┌─ INFORMATION SHOWN

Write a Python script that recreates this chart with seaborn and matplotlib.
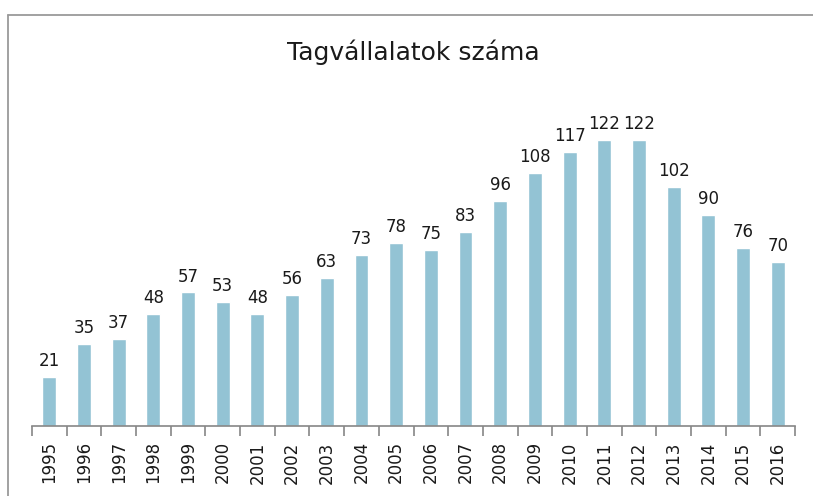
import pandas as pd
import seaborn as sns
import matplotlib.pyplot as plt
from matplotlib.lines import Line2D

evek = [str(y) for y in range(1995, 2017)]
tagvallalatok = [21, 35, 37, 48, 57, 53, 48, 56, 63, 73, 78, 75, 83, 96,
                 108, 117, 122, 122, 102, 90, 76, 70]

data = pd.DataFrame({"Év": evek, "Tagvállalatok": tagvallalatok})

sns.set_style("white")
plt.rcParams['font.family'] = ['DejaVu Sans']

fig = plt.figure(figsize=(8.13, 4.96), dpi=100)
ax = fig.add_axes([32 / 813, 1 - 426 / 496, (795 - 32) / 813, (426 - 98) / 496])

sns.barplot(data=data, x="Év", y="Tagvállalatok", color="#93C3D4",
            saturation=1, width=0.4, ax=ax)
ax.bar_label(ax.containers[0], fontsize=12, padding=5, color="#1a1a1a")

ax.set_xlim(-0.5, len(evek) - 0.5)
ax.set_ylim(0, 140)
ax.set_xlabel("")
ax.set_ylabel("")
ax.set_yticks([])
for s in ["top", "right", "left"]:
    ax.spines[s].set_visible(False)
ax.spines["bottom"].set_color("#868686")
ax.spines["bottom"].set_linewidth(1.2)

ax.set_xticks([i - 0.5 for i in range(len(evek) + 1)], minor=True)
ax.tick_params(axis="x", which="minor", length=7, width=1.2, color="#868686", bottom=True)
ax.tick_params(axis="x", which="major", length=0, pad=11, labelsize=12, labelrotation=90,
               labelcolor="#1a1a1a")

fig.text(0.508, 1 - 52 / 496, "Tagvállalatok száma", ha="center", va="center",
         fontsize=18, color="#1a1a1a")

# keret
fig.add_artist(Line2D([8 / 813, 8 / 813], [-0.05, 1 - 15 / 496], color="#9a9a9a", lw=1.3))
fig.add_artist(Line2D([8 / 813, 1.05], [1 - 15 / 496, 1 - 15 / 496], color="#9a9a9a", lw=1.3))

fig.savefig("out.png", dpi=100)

└─

PROBLEM REQUIREMENTS: Look over the material above and show each line where "seaborn" appears.

EXPECTED ANSWER:
Write a Python script that recreates this chart with seaborn and matplotlib.
import seaborn as sns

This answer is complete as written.